Under Article 5 of the Property (NI) Order 1978, the Lands Tribunal has power to modify covenants which “unreasonably impede the enjoyment of land”, so the developer applied to the Tribunal accordingly. The 1978 Order lists seven factors which the Tribunal has to consider, including the purposes for which the covenant was originally imposed, any subsequent change in the character of the neighbourhood and any practical benefit secured by the covenant.

The developer’s expert witness was able to show that the character of the neighbourhood had changed, with a trend away from industrial and manufacturing use and towards retail development. The Tribunal agreed that the original purpose of the covenant was to maintain a supply of industrial land in the Derry area, to foster job creation, and that this purpose was now obsolete, particularly with public focus shifting to job creation in the high-tech sector.
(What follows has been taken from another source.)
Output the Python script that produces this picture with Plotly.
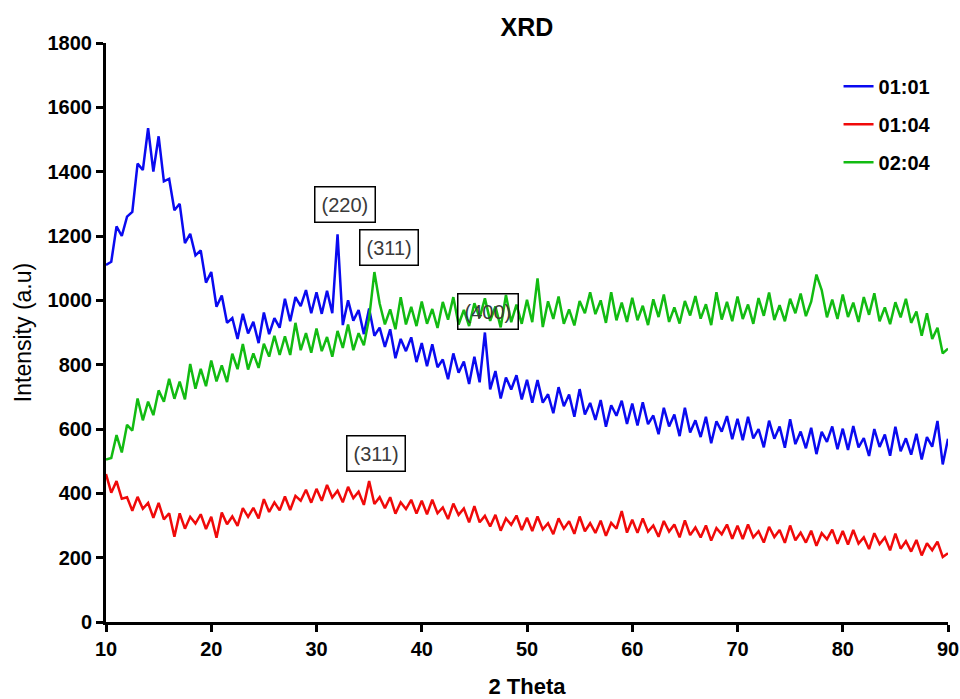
import numpy as np
import plotly.graph_objects as go

# 2-theta grid (0.5 degree step, 10..90)
two_theta_start = 10.0
two_theta_step = 0.5

series_names = ["01:01", "01:04", "02:04"]

intensity_0101 = [
    1110, 1120, 1230, 1200, 1260, 1275, 1425, 1405, 1535, 1400,
    1510, 1370, 1378, 1280, 1300, 1178, 1207, 1140, 1155, 1055,
    1088, 980, 1015, 930, 945, 880, 958, 897, 933, 867,
    962, 895, 945, 915, 1005, 935, 1010, 982, 1032, 960,
    1025, 958, 1030, 960, 1205, 923, 1000, 937, 970, 895,
    975, 890, 915, 855, 910, 820, 880, 842, 885, 808,
    867, 795, 863, 792, 816, 755, 835, 775, 810, 740,
    825, 745, 900, 723, 780, 695, 760, 723, 767, 692,
    753, 682, 752, 682, 708, 649, 730, 671, 707, 638,
    724, 645, 681, 628, 690, 607, 674, 641, 688, 616,
    679, 611, 683, 615, 642, 584, 666, 608, 645, 578,
    666, 589, 627, 575, 638, 556, 624, 592, 640, 568,
    632, 565, 638, 571, 600, 543, 626, 570, 608, 542,
    630, 553, 592, 540, 604, 522, 591, 560, 608, 537,
    601, 535, 609, 543, 572, 516, 600, 544, 583, 517,
    607, 531, 571, 520, 585, 505, 575, 545, 625, 490,
    570,
]

intensity_0104 = [
    460, 402, 438, 383, 388, 346, 389, 352, 370, 324,
    370, 319, 338, 265, 338, 290, 327, 306, 335, 289,
    327, 262, 340, 304, 328, 299, 354, 327, 355, 322,
    382, 342, 372, 347, 390, 348, 392, 377, 411, 371,
    414, 377, 426, 387, 408, 372, 420, 385, 405, 364,
    438, 367, 388, 354, 388, 337, 372, 351, 380, 337,
    377, 335, 380, 338, 356, 320, 368, 333, 353, 310,
    360, 310, 330, 297, 333, 284, 322, 302, 331, 286,
    324, 283, 328, 288, 307, 273, 322, 290, 313, 274,
    328, 282, 307, 277, 315, 268, 308, 290, 345, 278,
    318, 277, 322, 281, 300, 265, 314, 281, 303, 263,
    316, 270, 294, 263, 300, 253, 292, 273, 303, 259,
    299, 258, 303, 263, 282, 247, 296, 264, 286, 246,
    300, 254, 278, 247, 284, 237, 276, 257, 287, 243,
    283, 241, 286, 244, 263, 227, 276, 242, 263, 223,
    275, 228, 251, 219, 255, 207, 245, 223, 250, 202,
    214,
]

intensity_0204 = [
    505, 510, 581, 527, 613, 595, 695, 627, 685, 643,
    720, 685, 756, 694, 747, 692, 802, 725, 787, 733,
    813, 748, 798, 746, 834, 786, 864, 785, 835, 790,
    865, 825, 890, 830, 888, 830, 930, 845, 898, 837,
    912, 842, 886, 825, 905, 852, 925, 845, 898, 860,
    945, 1088, 990, 925, 972, 910, 1010, 925, 980, 920,
    996, 927, 973, 914, 995, 940, 1010, 925, 970, 920,
    991, 946, 1006, 936, 981, 916, 1017, 932, 987, 927,
    1002, 932, 1068, 917, 997, 942, 1012, 927, 972, 922,
    998, 960, 1025, 957, 1000, 930, 1025, 938, 993, 933,
    1008, 938, 983, 923, 1003, 948, 1018, 933, 978, 928,
    998, 953, 1013, 943, 988, 923, 1025, 940, 995, 935,
    1012, 942, 987, 927, 1007, 952, 1024, 939, 985, 935,
    1005, 960, 1021, 951, 996, 1080, 1032, 947, 1002, 942,
    1018, 948, 993, 933, 1010, 955, 1022, 935, 978, 926,
    994, 947, 1005, 930, 965, 890, 960, 880, 915, 835,
    850,
]

# peak labels: (text, 2theta, intensity)
peak_labels = ["(220)", "(311)", "(400)", "(311)"]
peak_x = [32.7, 36.9, 46.3, 35.65]
peak_y = [1299, 1163, 966, 525]

x_ticks = [10, 20, 30, 40, 50, 60, 70, 80, 90]
y_ticks = [0, 200, 400, 600, 800, 1000, 1200, 1400, 1600, 1800]

colors = ["#0A0AF0", "#F00A0A", "#12BB12"]

series = [intensity_0101, intensity_0104, intensity_0204]
for s in series:
    assert len(s) == 161, len(s)
two_theta = two_theta_start + two_theta_step * np.arange(len(intensity_0101))

FONT = "Liberation Sans, Arial, sans-serif"

fig = go.Figure()
for i, (name, vals, col) in enumerate(zip(series_names, series, colors)):
    fig.add_trace(go.Scatter(
        x=two_theta, y=vals, mode="lines", name=name,
        line=dict(color=col, width=2.5),
        legendgroup=f"g{i}",
    ))

for txt, xx, yy in zip(peak_labels, peak_x, peak_y):
    fig.add_annotation(
        x=xx, y=yy, xref="x", yref="y", text=txt, showarrow=False,
        font=dict(family=FONT, size=20, color="#3a3a3a"),
        bordercolor="black", borderwidth=1.5, borderpad=6,
        xanchor="center", yanchor="middle",
    )

fig.update_layout(
    width=960, height=699,
    margin=dict(l=106, r=12, t=43, b=77),
    paper_bgcolor="white", plot_bgcolor="white",
    title=dict(text="<b>XRD</b>", x=0.5, xref="paper", y=1 - 27 / 699,
               yref="container", yanchor="middle", xanchor="center",
               font=dict(family=FONT, size=25, color="black")),
    legend=dict(x=0.87, y=0.959, xanchor="left", yanchor="top",
                font=dict(family=FONT, size=20, color="black", weight="bold"),
                tracegroupgap=9, bgcolor="rgba(0,0,0,0)"),
    showlegend=True,
)

fig.update_xaxes(
    range=[10, 90], tickvals=x_ticks, ticktext=[str(v) for v in x_ticks],
    showline=True, linecolor="black", linewidth=3,
    ticks="outside", ticklen=7, tickwidth=3, tickcolor="black",
    showgrid=False, zeroline=False, automargin=False,
    tickfont=dict(family=FONT, size=20, color="black", weight="bold"),
    title=dict(text="<b>2 Theta</b>", standoff=20,
               font=dict(family=FONT, size=22, color="black")),
)
fig.update_yaxes(
    range=[0, 1800], tickvals=y_ticks, ticktext=[str(v) for v in y_ticks],
    showline=True, linecolor="black", linewidth=3,
    ticks="outside", ticklen=7, tickwidth=3, tickcolor="black",
    showgrid=False, zeroline=False, automargin=False,
    tickfont=dict(family=FONT, size=20, color="black", weight="bold"),
    title=dict(text="Intensity (a.u)", standoff=10,
               font=dict(family=FONT, size=23, color="black")),
)

fig.write_html("out.html")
While the freeholder protested that the development might have an adverse impact on traffic flows within the estate and on capital and rental values, it did not adduce any supporting evidence. The Tribunal was not persuaded that the freeholder would lose any practical benefit, were the covenant to be modified, particularly since it had already allowed office use and a cinema complex nearby.

The decision sounds a hopeful note to developers: many former industrial sites are still held under similar leases. Armed with sufficient evidence of a change in the area’s character, a developer holding the relevant statutory consents might well persuade the Tribunal to modify or extinguish the relevant covenants.